In the domestic arena, Delta Air Lines competes with not only the legacy carriers but also with low cost carriers such as Southwest Airlines Co. (LUV, Financial) and JetBlue Airways Corp. These smaller domestic carriers operate under a direct flight model and typically offer cheaper fares than their larger peers.

Southwest Airlines has been the dominant player in the industry in terms of number of passengers carried on domestic flights. Delta Air Lines, however leads the industry in terms of domestic Passenger Revenue Per Available Seat Miles (PRASM) with 70% of its sales being generated from North America alone. Furthermore, Delta Air Lines plans to add capacity in its strong domestic markets, including New York, Seattle and Los Angeles. The company also plans to adjust gauge and frequency to better match demand.

Astute cost management

Delta’s profit will witness a rise in 2015 as gains from its sales growth will be enhanced by lower fuel costs, which constitute nearly a third of its total operating costs. Delta anticipates that it will spend about $2.40-2.50 per gallon on jet fuel in 2015, compared to around $3.08 per gallon that it spent in the nine months ended September 30, 2014. This significant decline in fuel prices driven by the fall in global crude oil prices will expand Delta’s operating margin and profit in 2015.
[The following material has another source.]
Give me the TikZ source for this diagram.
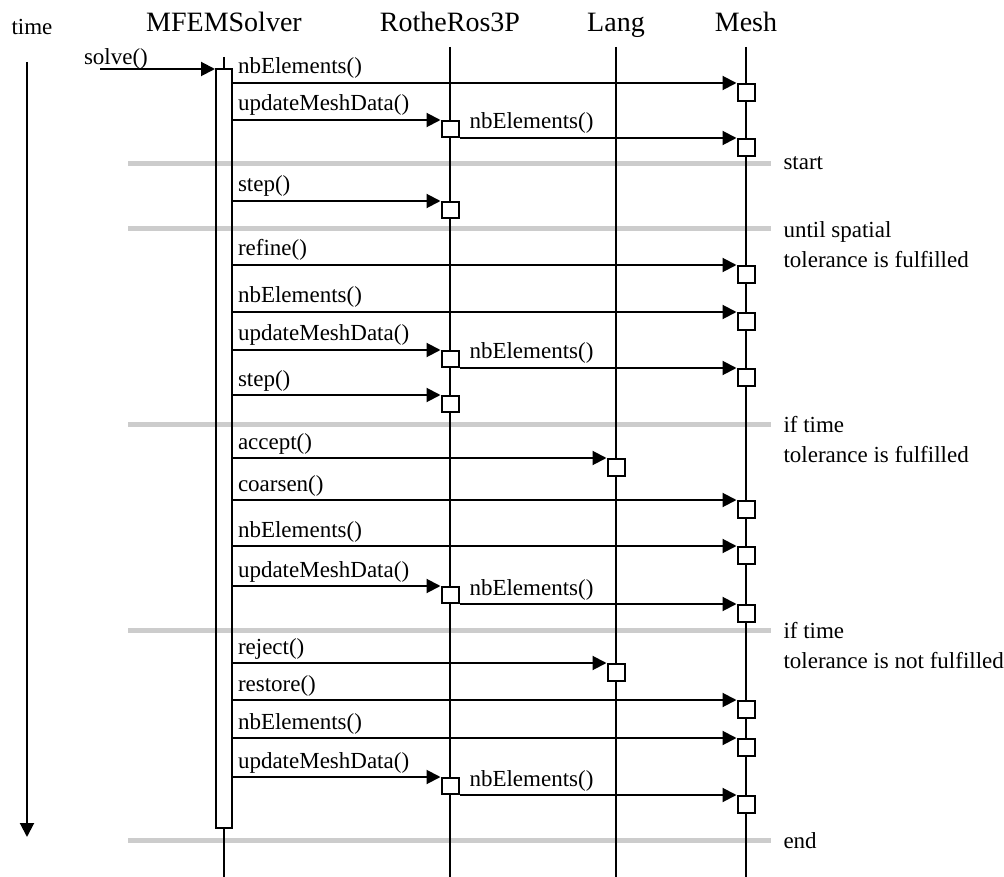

Delta’s non-fuel costs are also expected to grow modestly in 2015, remaining below 2%, on a year-over-year basis. Delta has been able to limit growth in its non-fuel costs by initiating several cost-cutting measures such as domestic re-fleeting and employee productivity enhancement. This has improved the carrier’s operating cost per aircraft seat, and as such re-fleeting remains underway, growth in Delta’s non-fuel costs will remain suppressed in 2015, boosting its margins and profit.

Final words

Delta Airlines has elevated its market capitalization by $30 million in the past two years and is now standing at $38.07 billion. On a lateral comparison with industry competitors such as American Airlines Group Inc. and United Continental Holdings Inc, Delta seems to have the highest P/E ratio of 59.15 times, which substantiates investors’ willingness to invest in the company and is also indicative of the company’s strong fundamentals.

Solid demand for air travel in the domestic market and in certain international markets including Latin America and the trans-Pacific market to Asia will enable Delta to grow its top line in 2015. The strong demand environment will allow Delta to expand capacity and raise fares, resulting in top line growth. The carrier has said that it will expand capacity by about 2% next year – by 3% in the domestic market and by less than 1% in the international market. (For the entire transcript click here.)

From an investment viewpoint, the future of Delta Air Lines seems to be very bright with a price target of $64.84. The carrier could outperform itself and is very likely to meet the future expectations. Hence a strong buy option is recommended for investors to earn great returns backed by the company’s primary outlook on continuously striving at creating shareholder value through dividends and buy backs.